Più a sud, a Adrar, prima del colpo di Stato del 1992, erano stati scavati pozzi fino ad estrarre acqua dall’immenso giacimento di acqua fossile che si estende in profondità sotto tutto il continente africano. Nel deserto erano stati ricavati campi fertilissimi che davano più raccolti l’anno, e le terre venivano assegnate ad un prezzo poco più che nominale ai cittadini algerini disposti a trasferirsi e a investire nell’attività di coloni. Ce ne parlava un ingegnere di Orano, nell’ombra riposante di un minuscolo ristorante a Timimoun, nel Gourara - l’Oasi Rossa a 530 chilometri a sud-ovest di Ghardaia. Seduti a gambe incrociate attorno allo sgabello basso e largo su cui erano appoggiati i nostri piatti, conversammo a lungo con lui e sua moglie. L’ingegnere aveva lasciato un lavoro redditizio a Orano e si era trasferito ad Adrar con tutti i risparmi della famiglia; in un anno aveva già avuto molta soddisfazione dai primi raccolti. La moglie abitava ancora a Orano con i figli che frequentavano il liceo. Non si vedevano da un anno e avevano deciso di incontrarsi a Timimoun. Erano una bella coppia di mezza età, lui in djellabah bianco e lei in abiti occidentali. In perfetto francese ci raccontarono i loro progetti per il futuro, quando tutta la famiglia avrebbe potuto trasferirsi ad Adrar, che l’ingegnere descriveva come un paradiso, vantando con orgoglio i suoi meloni dolcissimi, i pomodori enormi, profumati, saporiti... Chissà come vanno le cose adesso ad Adrar. Non siamo più tornati in Algeria da quella volta. Sapevamo dell’enorme riserva di acqua fossile dell’Africa. Ce ne aveva parlato per la prima volta Alfonso Vinci, ben noto come alpinista, molto meno per la sua attività di geologo. Ci aveva colpito sapere di una risorsa immensa come quella e fantasticavamo immaginando tutti i problemi dell’Africa risolti... Ma sarebbero davvero risolti? O non succederebbe piuttosto che l’acqua cavata da una parte venga a mancare da qualche altra? Non è certo una questione di quantità ma di equilibrio... In Libia sono state fatte grandi opere per portare l’acqua fossile del deserto nelle città ammodernate e agli impianti industriali sulla costa e pare che sia questa la causa dell’inaridimento di pozzi a centinaia, migliaia di chilometri di distanza...

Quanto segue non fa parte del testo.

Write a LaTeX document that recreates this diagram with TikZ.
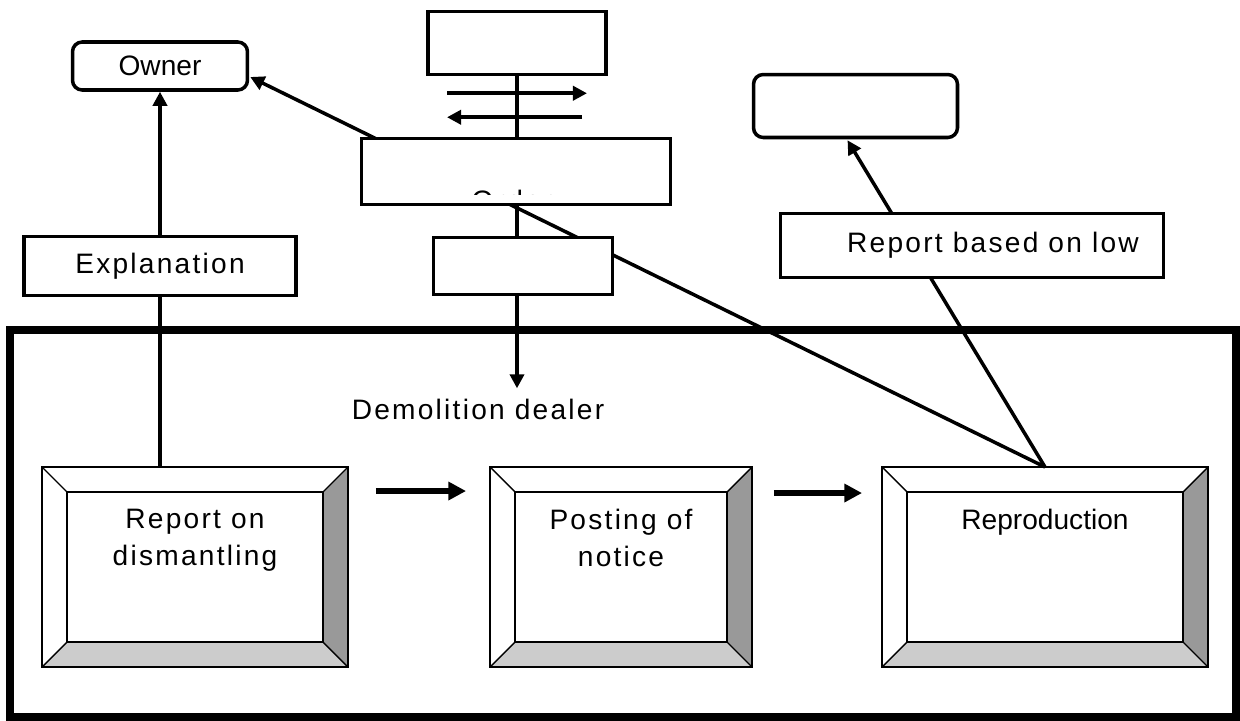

Non voglio pensare che possa mai mancare l’acqua a Siwa! Che ne sarebbe delle sorgenti di acqua fresca e di acqua calda fra le dune di sabbia e all’interno dei giardini dove i rami del melograno si intrecciano agli ulivi? Siwa si trova in territorio egiziano proprio sul confine con la Libia e si estende per qualche decina di chilometri in mezzo alle sabbie che ventisei secoli fa inghiottirono un intero esercito. Cambise, re della Persia, lo aveva inviato per assoggettare l’oasi, importante centro religioso - e quindi politico - per la presenza di un oracolo di Amun. Chi avesse conquistato Siwa avrebbe dominato l’Egitto. L’esercito marciò attraverso le sabbie ardenti del deserto ma non arrivò mai a destinazione e non se ne seppe più nulla. Travolto forse da una tromba di sabbia, inabissato, sparito. Alessandro Magno ebbe maggiore fortuna. Anch’egli, dopo la conquista della costa egiziana e la fondazione di Alessandria, si recò a Siwa per consultare l’oracolo di Amun - divenuto Zeus Amun a suggello dell’unione tra greci e egiziani - e a farsi dire che lui, Alessandro era figlio perlappunto di Zeus e perciò legittimo sovrano dell’Egitto. L’oracolo non lo deluse. Ci sarebbe mancato altro! Avrebbe provocato un incidente diplomatico di dimensioni storiche.
Dall’altra parte del deserto che gli egiziani chiamano Deserto Libico o Occidentale (perché è a ovest del Nilo) mentre è l’estremo lembo orientale del Sahara, si snoda, parallela al Nilo, una catena di oasi, distanziate qualche centinaio di chilometri l’una dall’altra. Nella principale, Baharyya, è stata scoperta di recente una necropoli di epoca romana, con migliaia di mummie perfettamente conservate, interamente ricoperte di una lamina d’oro. Nonostante se ne sia parlato ampiamente, la necropoli non ha attirato molti visitatori. Per fortuna le centinaia di migliaia di turisti che affollano ogni anno l’Egitto si riversano tutti negli hotel di cemento della costa del Mar Rosso e delle località archeologiche più famose lungo il Nilo, e a Baharyya e nelle altre oasi del Deserto Occidentale si continua a vivere una vita tranquilla. E’ una vita semplice ma non misera. La vera miseria è quella ai margini della ricchezza, nelle periferie delle grandi città o nei villaggi attorno ai siti turistici, dove l’abisso tra ricchezza e povertà sembra incolmabile e la visione di certi quartieri stringe il cuore e fa vergognare del proprio stato di immeritevoli fruitori del benessere del mondo.
Altre oasi sono meno felici e altre popolazioni del deserto vivono meno pacificamente: gli abitanti dei villaggi assediati dalla sabbia che copre campi e case e si divora tutto, i nomadi costretti ad abbandonare un costume di vita che da secoli è il solo che conoscono e che sanno e vogliono praticare. Il Sahara è una terra magica di straordinaria bellezza, ma un inferno per viverci se mancano le condizioni minimali per l’esistenza.